Banjir bukan hanya dipicu fenomena alam, tetapi juga bisa jadi karena fungsi hutan yang semakin berkurang akibat perambahan.
Buktinya, kata Sekretaris DPD PDIP Provinsi Sulteng itu, dalam beberapa kali banjir di Kulawi, Tuva, dan Omu, banyak potongan kayu dibawa banjir hingga berserakan di jalan dan permukiman warga setelah bencana tersebut.
Hal serupa bukan hanya di Sigi, tetapi juga wilayah lainya, termasuk banjir bandang yang melanda sejumlah desa di Kecamatan Lore Utara, beberapa waktu lalu.
Satu-satunya solusi mencegah banjir dan longsor, pemerintah harus lebih tegas dalam penegakan hukum terhadap siapa saja yang terbukti melakukan perambahan atau pencurian hasil hutan, terutama kayu.
Langkah berikutnya, mengajak masyarakat menanam pohon di wilayah-wilayah yang sudah gundul, terutama di sepanjang DAS.
Masyarakat tidak boleh lagi membuka lahan-lahan untuk berkebun di sepanjang DAS, sebaliknya melakukan penanaman pohon sebagai solusi mencegah banjir yang merugikan banyak pihak, termasuk masyarakat sendiri.
Program menanam sejuta pohon yang dicanangkan pemerintah melalui Kementerian Lingkungan Hidup dan Kehutanan harus didukung semua pihak.
Kalau setiap orang bisa menanam tiga sampai lima pohon, maka mempercepat penghijauan kembali hutan yang sudah kritis.
"Ya kalau perlu, Dana Desa sebagian digunakan untuk pemberdayaan masyarakat," katanya.
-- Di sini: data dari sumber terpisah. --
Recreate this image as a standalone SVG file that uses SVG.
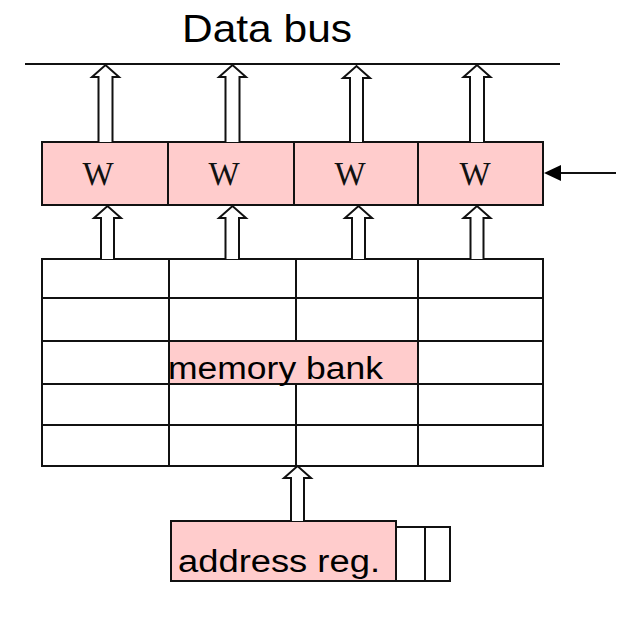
<svg xmlns="http://www.w3.org/2000/svg" width="637" height="617" viewBox="0 0 637 617">
<style>
.ln{stroke:#111;stroke-width:2;fill:none}
.pink{fill:#ffcccc;stroke:#111;stroke-width:2}
.cell{fill:#fff;stroke:#111;stroke-width:2}
.arr{fill:#fff;stroke:#111;stroke-width:2;stroke-linejoin:miter}
.w{font-family:"Liberation Serif",serif;font-size:33px;fill:#111;text-anchor:middle}
.lbl{font-family:"Liberation Sans",Arial,sans-serif;fill:#000}
</style>
<rect width="637" height="617" fill="#fff"/>
<g id="title"><text class="lbl" x="182" y="42" font-size="39" textLength="170" lengthAdjust="spacingAndGlyphs">Data bus</text></g>
<g id="data-bus"><line class="ln" x1="25" y1="64" x2="560" y2="64"/></g>
<g id="w-register">
<rect class="pink" x="42" y="142" width="126" height="63"/>
<rect class="pink" x="168" y="142" width="126" height="63"/>
<rect class="pink" x="294" y="142" width="124" height="63"/>
<rect class="pink" x="418" y="142" width="125" height="63"/>
<text class="w" x="98" y="185">W</text>
<text class="w" x="224" y="185">W</text>
<text class="w" x="350" y="185">W</text>
<text class="w" x="475" y="185">W</text>
</g>
<g id="memory-bank">
<rect class="cell" x="42" y="259" width="501" height="207"/>
<path class="ln" d="M42,298 H543 M42,341 H543 M42,384 H543 M42,425 H543 M169,259 V466 M296,259 V466 M418,259 V466"/>
<rect x="170" y="342" width="247" height="41" fill="#ffcccc"/>
<text class="lbl" x="168" y="379" font-size="31" textLength="215" lengthAdjust="spacingAndGlyphs">memory bank</text>
</g>
<g id="address-reg">
<rect class="pink" x="171" y="521" width="225" height="60"/>
<rect class="cell" x="396" y="527" width="29" height="54"/>
<rect class="cell" x="425" y="527" width="25" height="54"/>
<text class="lbl" x="178" y="572" font-size="31" textLength="202" lengthAdjust="spacingAndGlyphs">address reg.</text>
</g>
<g id="connectors">
<path class="arr" d="M98.5,142 V77 H92 L105.5,65 L119,77 H112.5 V142"/>
<path class="arr" d="M225.5,142 V77 H219 L232.5,65 L246,77 H239.5 V142"/>
<path class="arr" d="M350,142 V78 H343 L356.5,66 L370,78 H363 V142"/>
<path class="arr" d="M470,142 V77 H463.5 L477,65 L490.5,77 H484 V142"/>
<path class="arr" d="M101,259 V218 H94 L107.5,206 L121,218 H114 V259"/>
<path class="arr" d="M225.5,259 V218 H219 L232.5,206 L246,218 H239 V259"/>
<path class="arr" d="M352,259 V218 H345 L358.5,206 L372,218 H365 V259"/>
<path class="arr" d="M470.5,259 V218 H463.5 L477,206 L490.5,218 H483.5 V259"/>
<path class="arr" d="M291,521 V478 H284 L297.5,466 L311,478 H304 V521"/>
<line class="ln" x1="616" y1="173" x2="546" y2="173"/>
<path d="M544,173 L561,165 L561,181 Z" fill="#000"/>
</g>
</svg>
Pemberdayaan masyarakat, terutama mendorong mereka alih pekerjaan dari kebiasaan menebang kayu di hutan untuk memenuhi kebutuhan ekonomi keluarga, menjadi petani sawah atau mempunyai usaha ekonomi lainnya yang tidak merusak lingkungan.
Ia menyebut pemerintah desa bisa menggunakan Dana Desa untuk membuka lahan pertanian baru dan mempekerjakan masyarakat yang selama ini masuk-keluar hutan untuk mencari kayu atau hasil hutan nonkayu yang selanjutnya dijual guna memenuhi kebutuhan hidup keluarganya.
Solusi paling tepat untuk mencegah banjir bandang dan tanah longsor adalah menyetop penebangan kayu di hutan untuk kebutuhan apapun.
Berikutnya, DAS harus dihijaukan kembali dengan menanam pohon serta menghentikan pembukaan lahan kebun di sepanjang DAS.
Niscaya, hal tersebut dapat mengurangi potensi banjir bandang dan tanah longsor yang merugikan itu.